Following Cummings' ruling, the Justice Department asked the Seventh Circuit to stay the ruling while the larger case plays out, saying releasing all of the hundreds of illegal immigrants covered by the ruling would endanger public safety and jeopardize the ability of ICE to carry out its lawful enforcement operations.
U.S. Seventh Circuit Judge Thomas Kirsch
In the Seventh Circuit, Kirsch during oral arguments expressed deep concerns with the scope and substance of Cummings' order.
Those concerns manifested again in his dissent, as he said the majority failed to deal with Cummings' mishandling of the matter.
Kirsch particularly faulted his colleagues for brushing aside constitutional concerns surrounding the use of such consent decrees by one administration to chain successors to their preferred policies.
Kirsch said his colleagues' determination does not "allow maximum room for democratic governance."
"Through a consent decree, one branch of the federal government (the executive) handed over to another (the judiciary) the power to enforce compliance with part of the nation’s immigration laws," Kirsch wrote.
"... Were this consent decree between two private parties, the choice to interpret and enforce the agreement in this way might have been appropriate. But this consent decree isn’t between two private parties.
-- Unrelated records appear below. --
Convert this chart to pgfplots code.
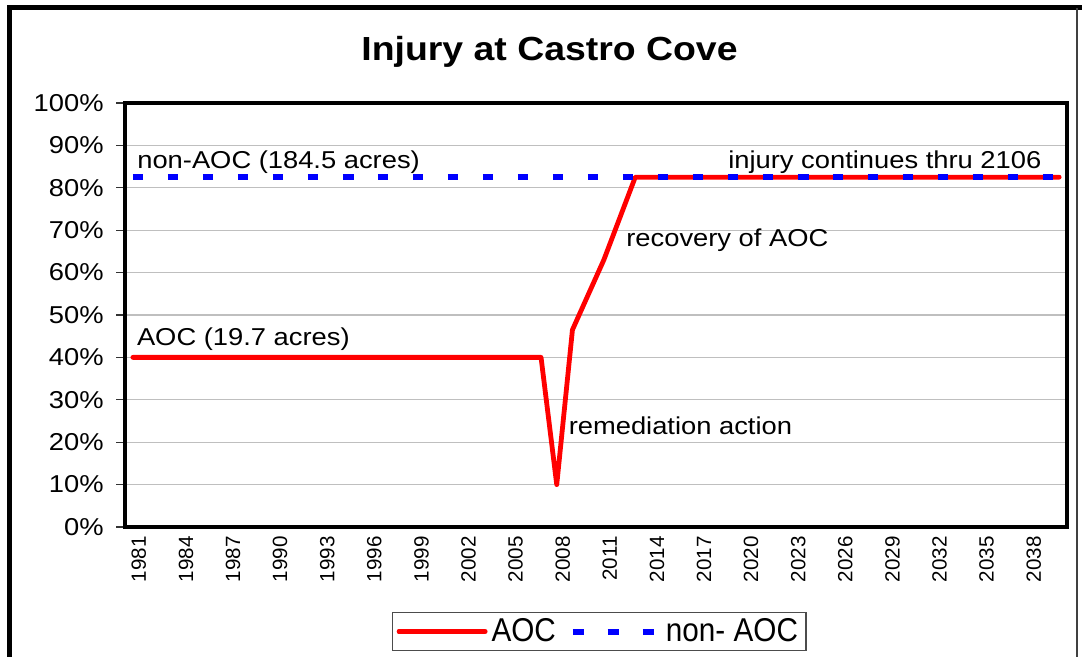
\documentclass[border=0pt]{standalone}
\usepackage{fontspec}
\setmainfont{Liberation Sans}[FakeStretch=1.12]
\newfontfamily\xfont{Liberation Sans}
\newfontfamily\legfont{Liberation Sans}[FakeStretch=0.9]
\usepackage{pgfplots}
\usepackage{pgfplotstable}
\pgfplotsset{compat=1.18}
\pgfplotstableread{
year aoc nonaoc
1981 40 82.5
1982 40 82.5
1983 40 82.5
1984 40 82.5
1985 40 82.5
1986 40 82.5
1987 40 82.5
1988 40 82.5
1989 40 82.5
1990 40 82.5
1991 40 82.5
1992 40 82.5
1993 40 82.5
1994 40 82.5
1995 40 82.5
1996 40 82.5
1997 40 82.5
1998 40 82.5
1999 40 82.5
2000 40 82.5
2001 40 82.5
2002 40 82.5
2003 40 82.5
2004 40 82.5
2005 40 82.5
2006 40 82.5
2007 40 82.5
2008 10 82.5
2009 46.5 82.5
2010 54.75 82.5
2011 63 82.5
2012 72.75 82.5
2013 82.5 82.5
2014 82.5 82.5
2015 82.5 82.5
2016 82.5 82.5
2017 82.5 82.5
2018 82.5 82.5
2019 82.5 82.5
2020 82.5 82.5
2021 82.5 82.5
2022 82.5 82.5
2023 82.5 82.5
2024 82.5 82.5
2025 82.5 82.5
2026 82.5 82.5
2027 82.5 82.5
2028 82.5 82.5
2029 82.5 82.5
2030 82.5 82.5
2031 82.5 82.5
2032 82.5 82.5
2033 82.5 82.5
2034 82.5 82.5
2035 82.5 82.5
2036 82.5 82.5
2037 82.5 82.5
2038 82.5 82.5
2039 82.5 82.5
2040 82.5 82.5
}\injury
\begin{document}
\begin{tikzpicture}
\useasboundingbox (0,0) rectangle (541pt,328.5pt);
\fill[white] (0,0) rectangle (541pt,328.5pt);
\draw[line width=2.5pt] (4.6pt,0) -- (4.6pt,324.5pt) -- (541pt,324.5pt);
\draw[line width=0.7pt, black!75] (538.5pt,0) -- (538.5pt,324.5pt);
\node[anchor=base, font=\fontsize{16.7}{20}\selectfont\bfseries, inner sep=0pt] at (274.75pt,298pt) {Injury at Castro Cove};
\begin{axis}[
  at={(62.5pt,65pt)}, anchor=south west,
  scale only axis, width=471pt, height=212pt,
  xmin=1980.5, xmax=2040.5, ymin=0, ymax=100,
  axis line style={line width=2.4pt, line join=miter},
  ytick={0,10,...,100},
  yticklabels={0\%,10\%,20\%,30\%,40\%,50\%,60\%,70\%,80\%,90\%,100\%},
  xtick={1981,1984,1987,1990,1993,1996,1999,2002,2005,2008,2011,2014,2017,2020,2023,2026,2029,2032,2035,2038},
  xticklabels={1981,1984,1987,1990,1993,1996,1999,2002,2005,2008,2011,2014,2017,2020,2023,2026,2029,2032,2035,2038},
  minor xtick={1980.5,1981.5,...,2040.5},
  tick align=outside,
  xtick pos=bottom, ytick pos=left,
  major tick length=4.5pt, minor tick length=3pt,
  xtick style={draw=none},
  minor x tick style={line width=0.5pt, black!80},
  ytick style={line width=0.6pt, black!80},
  ymajorgrids, major grid style={line width=0.6pt, black!25},
  yticklabel style={font=\fontsize{12.2}{14}\selectfont, inner sep=0pt, anchor=east, xshift=-6pt},
  xticklabel style={font=\xfont\fontsize{10.3}{12}\selectfont, rotate=90, anchor=east, inner sep=0pt, yshift=-3pt},
  legend columns=2,
  legend style={at={(0.5036,-0.2465)}, anchor=center, draw=black!70, line width=0.6pt,
    font=\legfont\fontsize{16.5}{18}\selectfont, inner xsep=2pt, inner ysep=1pt,
    /tikz/every even column/.append style={column sep=5pt}},
  legend image code/.code={\draw[#1] (0pt,0pt) -- (40pt,0pt); \path (0pt,0pt) -- (43pt,0pt);},
  clip=false,
]
\addplot[red, line width=2.4pt, line cap=round, line join=round] table[x=year, y=aoc] {\injury};
\addlegendentry{AOC}
\addplot[blue, line width=3pt, dash pattern=on 5.3pt off 12.2pt] table[x=year, y=nonaoc] {\injury};
\addlegendentry{non- AOC}
\node[anchor=base west, inner sep=0pt, font=\fontsize{12.2}{14}\selectfont] at (axis cs:1981.26,84.55) {non-AOC (184.5 acres)};
\node[anchor=base east, inner sep=0pt, font=\fontsize{12.2}{14}\selectfont] at (axis cs:2038.89,84.55) {injury continues thru 2106};
\node[anchor=base west, inner sep=0pt, font=\fontsize{12.2}{14}\selectfont] at (axis cs:2012.41,66.1) {recovery of AOC};
\node[anchor=base west, inner sep=0pt, font=\fontsize{12.2}{14}\selectfont] at (axis cs:1981.24,42.9) {AOC (19.7 acres)};
\node[anchor=base west, inner sep=0pt, font=\fontsize{12.2}{14}\selectfont] at (axis cs:2008.74,21.7) {remediation action};
\end{axis}
\end{tikzpicture}
\end{document}
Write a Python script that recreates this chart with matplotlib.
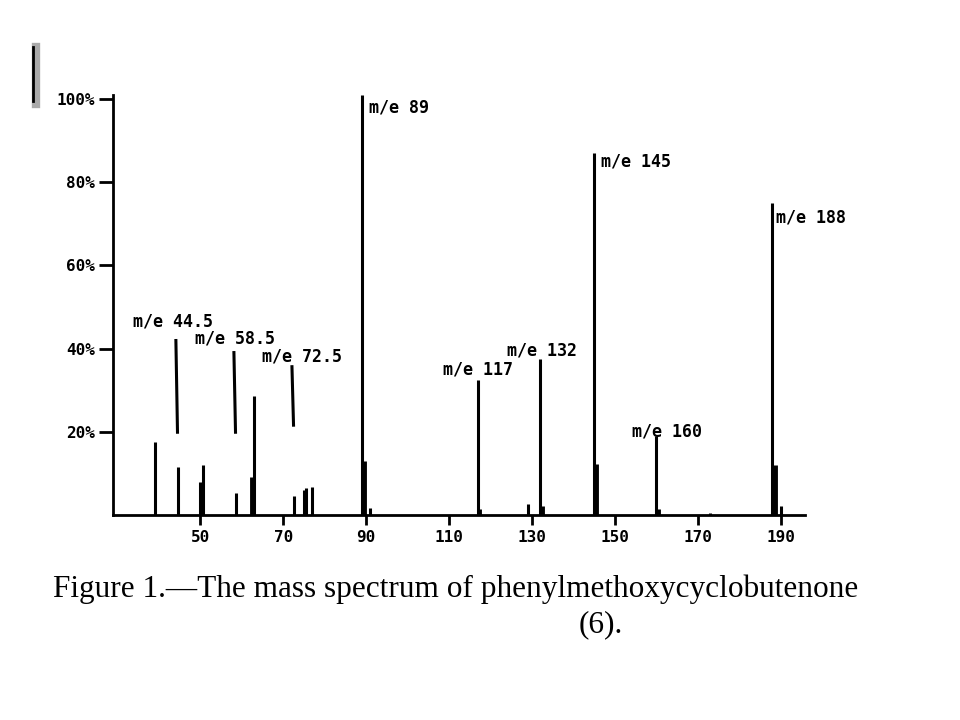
import numpy as np
import matplotlib.pyplot as plt
from matplotlib.lines import Line2D

# peaks (m/e, relative intensity %)
mz = [39, 44.5, 50, 50.7, 58.5, 63, 72.5, 75, 75.5, 77,
      89, 91, 117, 129, 132, 145, 160, 173, 188, 190]
intensity = [17.5, 11.5, 8, 12, 5.3, 28.5, 4.5, 6, 6.5, 6.7,
             101, 1.7, 32.5, 2.6, 37.5, 87, 19, 0.5, 75, 2]

# shoulder peaks drawn as thicker stubs at the base of the big lines
mz_thick = [62.5, 89.5, 117.3, 132.5, 145.4, 160.5, 188.6]
intensity_thick = [9, 13, 1.5, 2.2, 12.3, 1.5, 12]

# labelled lines: text, text x, text y, alignment
labels = ['m/e 89', 'm/e 145', 'm/e 188', 'm/e 117', 'm/e 132', 'm/e 160']
label_x = [90.8, 146.6, 188.9, 117, 132.4, 162.5]
label_y = [98, 85, 71.5, 35, 39.5, 20]
label_ha = ['left', 'left', 'left', 'center', 'center', 'center']

# labels with a pointer line (doubly charged ions)
ptr_labels = ['m/e 44.5', 'm/e 58.5', 'm/e 72.5']
ptr_x = [44.5, 58.5, 72.5]
ptr_text_x = [33.8, 48.8, 64.8]
ptr_text_y = [46.4, 42.3, 38.2]
ptr_top = [42.3, 39.4, 36]
ptr_bottom = [19.5, 19.5, 21.2]

yticks = [20, 40, 60, 80, 100]
xticks = [50, 70, 90, 110, 130, 150, 170, 190]

mono = 'DejaVu Sans Mono'

fig = plt.figure(figsize=(9.6, 7.2), dpi=100)
ax = fig.add_axes([0.118, 0.285, 0.721, 0.583])

ax.vlines(mz, 0, intensity, color='black', linewidth=2.2)
ax.vlines(mz_thick, 0, intensity_thick, color='black', linewidth=3.5)

for t, x, y, ha in zip(labels, label_x, label_y, label_ha):
    ax.text(x, y, t, ha=ha, va='center', fontsize=12, fontweight='bold',
            family=mono)

for t, x, tx, ty, top, bot in zip(ptr_labels, ptr_x, ptr_text_x, ptr_text_y,
                                  ptr_top, ptr_bottom):
    ax.text(tx, ty, t, ha='left', va='center', fontsize=12,
            fontweight='bold', family=mono)
    ax.plot([x - 0.4, x], [top, bot], color='black', linewidth=2.2,
            solid_capstyle='butt')

ax.set_xlim(29, 196)
ax.set_ylim(0, 101)

ax.spines['top'].set_visible(False)
ax.spines['right'].set_visible(False)
ax.spines['left'].set_linewidth(2)
ax.spines['bottom'].set_linewidth(2)

ax.set_yticks(yticks)
ax.set_yticklabels(['%d%%' % v for v in yticks])
ax.set_xticks(xticks)
ax.set_xticklabels([str(v) for v in xticks])
ax.tick_params(axis='y', length=10, width=2, pad=3)
ax.tick_params(axis='x', length=7, width=2, pad=4)
for lab in ax.get_xticklabels() + ax.get_yticklabels():
    lab.set_family(mono)
    lab.set_fontweight('bold')
    lab.set_fontsize(11.5)

# caption
fig.text(0.475, 0.182, 'Figure 1.\u2014The mass spectrum of phenylmethoxycyclobutenone',
         ha='center', va='center', fontsize=22.5, family='Liberation Serif')
fig.text(0.626, 0.133, '(6).', ha='center', va='center', fontsize=22.5,
         family='Liberation Serif')

# scan artefact in the top-left corner
fig.add_artist(Line2D([0.037, 0.037], [0.855, 0.935], color='#aaaaaa',
                      linewidth=6, transform=fig.transFigure))
fig.add_artist(Line2D([0.034, 0.034], [0.86, 0.935], color='black',
                      linewidth=2, transform=fig.transFigure))

plt.savefig('out.png')
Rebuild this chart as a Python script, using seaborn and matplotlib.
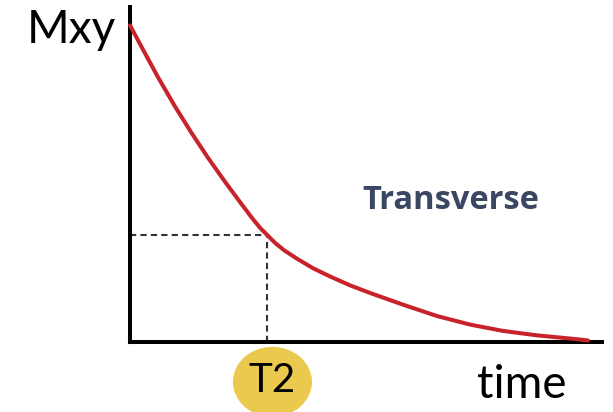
import matplotlib
matplotlib.use("Agg")
import matplotlib.pyplot as plt
import matplotlib.transforms as mtransforms
from matplotlib.patches import Ellipse
import pandas as pd
import seaborn as sns

# transverse decay, time in units of T2, Mxy normalised to its start value
times = [0.0, 0.109, 0.204, 0.327, 0.451, 0.567, 0.691, 0.8, 0.887, 0.945,
         1.0, 1.055, 1.12, 1.215, 1.331, 1.455, 1.6, 1.745, 1.985, 2.233,
         2.473, 2.713, 2.96, 3.2, 3.331]
mxy = [1.0, 0.912, 0.836, 0.744, 0.658, 0.582, 0.506, 0.442, 0.392, 0.361,
       0.337, 0.313, 0.290, 0.263, 0.233, 0.207, 0.179, 0.155, 0.118, 0.082,
       0.055, 0.035, 0.021, 0.011, 0.005]
t2_time = 1.0
t2_mxy = 0.337

sns.set_style("white")
plt.rcParams['font.family'] = ['Lato', 'DejaVu Sans']

df = pd.DataFrame({"time": times, "Mxy": mxy})

fig = plt.figure(figsize=(6.13, 4.12), dpi=100)
ax = fig.add_axes([130 / 613, 70 / 412, 472 / 613, 335 / 412])

sns.lineplot(data=df, x="time", y="Mxy", ax=ax, color="#c8222b",
             linewidth=2.9, clip_on=False, zorder=3)

# dashed guides to the T2 point
ax.plot([0, t2_time], [t2_mxy, t2_mxy], linestyle=(0, (3, 2)),
        color="#333333", linewidth=1.5, zorder=2)
ax.plot([t2_time, t2_time], [0, t2_mxy], linestyle=(0, (3, 2)),
        color="#333333", linewidth=1.5, zorder=2)

ax.set_xlim(0, 3.433)
ax.set_ylim(0, 1.058)
ax.set_xticks([])
ax.set_yticks([])
ax.set_xlabel("")
ax.set_ylabel("")
for side in ["top", "right"]:
    ax.spines[side].set_visible(False)
for side in ["left", "bottom"]:
    ax.spines[side].set_linewidth(2.9)
    ax.spines[side].set_color("black")
    ax.spines[side].set_capstyle("projecting")

# yellow T2 badge under the axis
blend = mtransforms.blended_transform_factory(ax.transData, ax.transAxes)
badge = Ellipse((t2_time + 0.036, -0.119), width=0.575, height=0.209,
                transform=blend, facecolor="#ebc94e", edgecolor="none",
                clip_on=False)
ax.add_patch(badge)
ax.text(t2_time + 0.036, -0.149, "T2", transform=blend, ha="center",
        va="baseline", fontsize=29, color="black")

fig.text(27 / 613, 369 / 412, "Mxy", ha="left", va="baseline",
         fontsize=33, color="black")
fig.text(477 / 613, 14 / 412, "time", ha="left", va="baseline",
         fontsize=33, color="black")
fig.text(362 / 613, 203 / 412, "Transverse", ha="left", va="baseline",
         fontsize=23.5, fontweight="bold", color="#3b4663",
         family=["Open Sans", "DejaVu Sans"])

fig.savefig("out.png", dpi=100)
Temporary officeholders of the executive branch—not the United States itself—entered into the agreement.
"Enforcing the promises of those elected officials requires an awareness that '[t]oday’s lawmakers have just as much power to set public policy as did their predecessors,' and that 'democracy does not permit public officials to bind the polity forever.'"
In those passages, Kirsch quoted from an earlier decision, also issued by the Seventh Circuit, which undid consent decrees entered in federal court, which federal judges had used for decades to oversee and review hiring decisions in Cook County and Illinois state agencies and offices, to fight corruption.
Those consent decrees had been opposed by Illinois Democrats in recent years because they argued the decrees allowed the courts to unconstitutionally trespass overlong on the constitutional authority of state and local governments.
In response, Lee and Pryor agreed Cummings' use of the consent decree could raise constitutional questions.
But they brushed Kirsch's concerns aside nontheless, asserting they had no obligation to consider such constitutional issues because they believed the Justice Department failed to raise those constitutional concerns before Judge Cummings and on appeal.
Kirsch scoffed at his colleagues' apparent nonchalance, noting the Justice Department had argued in its appeal that Cummings' order would "interfere with the Executive's immigration enforcement operations." Kirsch said that should have been read as a clear invocation of the separation of powers doctrine, without using the words "separation of powers."
"The government raised this argument in general terms, and—given its significance—we should confront the constitutional dimensions of this case," Kirsch wrote.
The Seventh Circuit panel agreed to pause enforcement of their ruling and Cummings' orders to give the White House 14 days to seek emergency relief from the U.S. Supreme Court.